By Lubaina Plumber
I still remember the first time I attended a Sahiyo retreat. I walked into the retreat feeling uncertain, not quite knowing what to expect.But I left with a deep sense of connection—like I had just found a room full of people who spoke a language I had been struggling to translate for years.
Earlier this year, I attended my third retreat, and my second in-person one. While I thought I knew what to expect, it still caught me off guard in the best way. There is something profoundly healing about being in a space where no one has to explain why they are there –here the weight of our experiences is understood, held, and respected without question.
This retreat was a reminder of why survivor-led movements matter. When we gather—when we share, listen, and hold space for one another—it creates a kind of strength that doesn’t just come from fighting against something, but from building something new…a world where safety, trust, and choice is possible.
One session in particular stayed with me long after the retreat ended. It was on medical anatomy and the different ways FGC manifests physiologically. I went in thinking it would be informative, but as the discussion went on, I felt my body tense.

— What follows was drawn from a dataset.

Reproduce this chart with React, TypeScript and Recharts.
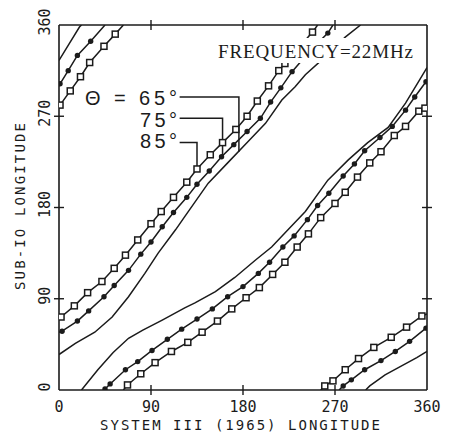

My hands fidgeted, my stomach clenched - I wanted to listen, to absorb, but I also wanted to look away. That discomfort told me something I hadn’t fully acknowledged before: my trauma is more physical than I realized. I can talk about justice, I can advocate for change, but when it comes to my own body, my own history, there is a part of me that still flinches. And yet, sitting with that discomfort, allowing myself to feel it rather than push it away felt like an unexpected step toward healing.
But this retreat wasn’t just about hard conversations. It was about laughter and late-night talks where we shared parts of ourselves we don’t always say out loud. It was about standing in a room full of strong, brilliant, compassionate people and feeling, without a doubt, that I belonged.
Each time I leave a Sahiyo retreat, I carry something new with me. This time, I carried the realization that healing isn’t a straight path - it’s a series of moments, conversations, and even uncomfortable truths that slowly bring us closer to ourselves.
I don’t know exactly what my journey in this movement will look like next. But I do know this: I want to keep showing up. For the people who are still finding their voices, for those who came before us, and for myself.
Because healing isn’t just about undoing the past. It’s about creating something better for the future.